2. In a blender or food processor, crush the pork rinds to a fine powder. Set aside.
3. Melt the ghee on your stovetop.
4. In a blender, combine the raw ground pork, melted ghee, and 3 eggs until a smooth paste forms.
5. Transfer the mixture to a mixing bowl and fold in pork rind powder and salt to form a dense dough.
6. Press the dough into a pie pan to form a tall crust. Freeze or reserve any excess dough.
7. Bake the crust at 375°F for 20 minutes.
8. While baking, cook the bacon until crisp, then cool and chop.

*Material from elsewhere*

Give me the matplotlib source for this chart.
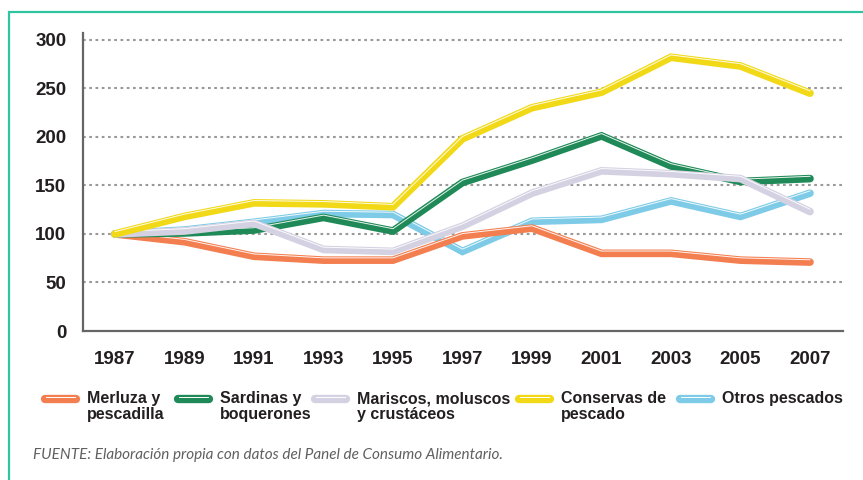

9. In a bowl, whisk together the remaining 6 eggs, heavy cream, and salt for 1 minute.
10. Fold in shredded cheese and chopped bacon.
11. Pour the filling into the baked crust and garnish with chives (optional).
12. Bake at 375°F for 30–35 minutes, until golden and set.
13. Let cool for 10–15 minutes before serving. Store leftovers in the fridge for up to 5 days.